A cool glass of water topped with huge chunks of ice is sure to quench your thirst on a hot summer day. But, before you guzzle the water, look at how the ice floats on the water surface. How do these large ice pieces manage to stay afloat?
Ice floats because it is less dense than water. (If you take a one-litre container with ice and weigh it, it will be lighter than a similar container with water.)
Density : How dense it is
All materials are made up of molecules. These molecules are either bound tightly to each other or are loosely bound. This packaging of molecules is called density. The tighter the molecules, the higher the density of the material.
Water flows because the molecules are loosely bound. When you heat water, the molecules go farther apart, converting water into a gas called water vapour.
When you freeze water, the water molecules come closer and increase the density. But, this process stops after a point. If you freeze water beyond four degrees Celsius, the water molecules stop contracting and start moving apart. This is called the anomalous expansion of water.
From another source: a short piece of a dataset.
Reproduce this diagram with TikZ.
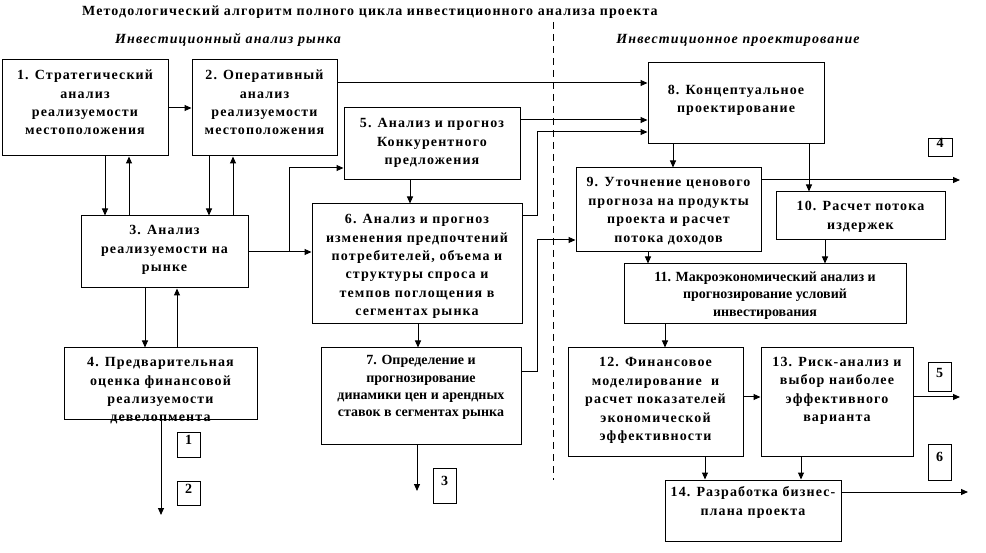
\documentclass[tikz,border=0pt]{standalone}
\usepackage{fontspec}
\setmainfont{Liberation Serif}
\newfontfamily\sps{Liberation Serif}[LetterSpace=8]
\newfontfamily\cnd{Liberation Serif}
\usetikzlibrary{arrows.meta,fit}
\newcommand\mkbox[5]{\coordinate (#1a) at (#2,#3); \coordinate (#1b) at (#4,#5); \node[box,fit=(#1a)(#1b)] (#1) {};}
\newcommand\mknum[6]{\coordinate (#1a) at (#2,#3); \coordinate (#1b) at (#4,#5); \node[box,fit=(#1a)(#1b),font=\bfseries\fontsize{14}{16}\selectfont] (#1) {#6};}
\begin{document}
\begin{tikzpicture}[x=1pt,y=-1pt,
  box/.style={draw,line width=1pt,inner sep=0pt},
  txt/.style={font=\sps\bfseries\fontsize{14}{18.4}\selectfont,align=center,inner sep=0pt},
  ctxt/.style={font=\cnd\bfseries\fontsize{14}{17.2}\selectfont,align=center,inner sep=0pt},
  arr/.style={line width=1pt,-{Triangle[length=7pt,width=6pt]}},
  ln/.style={line width=1pt}]
\useasboundingbox (0,0) rectangle (986,553);
\fill[white] (0,0) rectangle (986,553);
% titles
\node[font=\sps\bfseries\fontsize{14}{16}\selectfont,inner sep=0pt] (title) at (370,12) {Методологический алгоритм полного цикла инвестиционного анализа проекта};
\node[font=\sps\bfseries\itshape\fontsize{14}{16}\selectfont,inner sep=0pt] (sub1) at (228,40) {Инвестиционный анализ рынка};
\node[font=\sps\bfseries\itshape\fontsize{14}{16}\selectfont,inner sep=0pt] (sub2) at (738,40) {Инвестиционное проектирование};
% dashed divider
\coordinate (dtop) at (553,22);
\coordinate (dbot) at (553,480);
\draw[ln,dash pattern=on 7pt off 5pt] (dtop) -- (dbot);
% boxes
\mkbox{b1}{2}{60}{168}{156}
\mkbox{b2}{192}{60}{337}{156}
\mkbox{b5}{344}{108}{520}{180}
\mkbox{b6}{312}{204}{522}{324}
\mkbox{b3}{81}{216}{248}{288}
\mkbox{b4}{64}{348}{257}{420}
\mkbox{b7}{321}{348}{521}{444}
\mkbox{b8}{648}{63}{824}{144}
\mkbox{b9}{576}{168}{761}{252}
\mkbox{b10}{776}{192}{945}{240}
\mkbox{b11}{624}{264}{906}{324}
\mkbox{b12}{568}{348}{743}{456}
\mkbox{b13}{761}{348}{913}{456}
\mkbox{b14}{665}{480}{841}{541}
\mknum{n1}{177}{433}{200}{457}{1}
\mknum{n2}{177}{481}{200}{505}{2}
\mknum{n3}{433}{468}{456}{503}{3}
\mknum{n4}{928}{139}{952}{157}{4}
\mknum{n5}{928}{363}{951}{392}{5}
\mknum{n6}{928}{444}{951}{480}{6}
% texts
\node[txt] (t1) at (85,102.5) {1. Стратегический\\анализ\\реализуемости\\местоположения};
\node[txt] (t2) at (264.5,102.5) {2. Оперативный\\анализ\\реализуемости\\местоположения};
\node[txt] (t3) at (164.5,250) {3. Анализ\\реализуемости на\\рынке};
\node[txt] (t4) at (160.5,391) {4. Предварительная\\оценка финансовой\\реализуемости\\девелопмента};
\node[txt] (t5) at (432,143) {5. Анализ и прогноз\\Конкурентного\\предложения};
\node[txt] (t6) at (417,266.5) {6. Анализ и прогноз\\изменения предпочтений\\потребителей, объема и\\структуры спроса и\\темпов поглощения в\\сегментах рынка};
\node[ctxt] (t7) at (421,387.5) {7. Определение и\\прогнозирование\\динамики цен и арендных\\ставок в сегментах рынка};
\node[txt] (t8) at (736,100.5) {8. Концептуальное\\проектирование};
\node[txt] (t9) at (668.5,211) {9. Уточнение ценового\\прогноза на продукты\\проекта и расчет\\потока доходов};
\node[txt] (t10) at (860.5,217) {10. Расчет потока\\издержек};
\node[ctxt] (t11) at (765,295.5) {11. Макроэкономический анализ и\\прогнозирование условий\\инвестирования};
\node[txt] (t12) at (655.5,400.5) {12. Финансовое\\моделирование\ \ и\\расчет показателей\\экономической\\эффективности};
\node[txt] (t13) at (837,391) {13. Риск-анализ и\\выбор наиболее\\эффективного\\варианта};
\node[txt] (t14) at (753,502.5) {14. Разработка бизнес-\\плана проекта};
% free ends
\coordinate (e4) at (161,515);
\coordinate (e7) at (417,491);
\coordinate (e9) at (960,180);
\coordinate (e13) at (960,397);
\coordinate (e14) at (968,492);
\coordinate (br) at (289,252);
% connectors
\draw[arr] (b1.east |- 0,108) -- (b2.west |- 0,108);
\draw[arr] (b2.east |- 0,83) -- (b8.west |- 0,83);
\draw[arr] (b5.east |- 0,120) -- (b8.west |- 0,120);
\draw[arr] (b6.east |- 0,216) -| (537,132) -- (b8.west |- 0,132);
\draw[arr] (b1.south -| 105,0) -- (b3.north -| 105,0);
\draw[arr] (b3.north -| 129,0) -- (b1.south -| 129,0);
\draw[arr] (b2.south -| 209,0) -- (b3.north -| 209,0);
\draw[arr] (b3.north -| 233,0) -- (b2.south -| 233,0);
\draw[arr] (b3.east |- 0,252) -- (b6.west |- 0,252);
\draw[arr] (br) |- (b5.west |- 0,168);
\draw[arr] (b3.south -| 145,0) -- (b4.north -| 145,0);
\draw[arr] (b4.north -| 177,0) -- (b3.south -| 177,0);
\draw[arr] (b4.south -| e4) -- (e4);
\draw[arr] (b5.south -| 410,0) -- (b6.north -| 410,0);
\draw[arr] (b6.south -| 418,0) -- (b7.north -| 418,0);
\draw[arr] (b7.south -| e7) -- (e7);
\draw[arr] (b7.east |- 0,372) -| (537,240) -- (b9.west |- 0,240);
\draw[arr] (b8.south -| 673,0) -- (b9.north -| 673,0);
\draw[arr] (b8.south -| 809,0) -- (b10.north -| 809,0);
\draw[arr] (b9.east |- e9) -- (e9);
\draw[arr] (b9.south -| 648,0) -- (b11.north -| 648,0);
\draw[arr] (b10.south -| 825,0) -- (b11.north -| 825,0);
\draw[arr] (b11.south -| 665,0) -- (b12.north -| 665,0);
\draw[arr] (b12.east |- 0,397) -- (b13.west |- 0,397);
\draw[arr] (b13.east |- e13) -- (e13);
\draw[arr] (b12.south -| 705,0) -- (b14.north -| 705,0);
\draw[arr] (b13.south -| 801,0) -- (b14.north -| 801,0);
\draw[arr] (b14.east |- e14) -- (e14);
\end{tikzpicture}
\end{document}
You can check this by filling a plastic jar with water and putting it in the freezer overnight. The next day, you will see that the jar has stretched (or even cracked) and the ice has extended beyond the point till which you had filled water.
This happens because at four degrees Celsius, water molecules are packed as tight as possible and any attempt to push them closer (by lowering the temperature) only causes strain – the water molecules begin repelling each other and move apart.
At freezing point, the molecules form a type of structure that has a lot of air gaps – making the ice much less dense than liquid water. In other words, the density of water reaches a maximum at four degrees Celsius and lowering of the temperature only decreases the density.
Since water freezes well below four degrees Celsius (at zero degrees Celsius), ice is less dense than water and so it floats.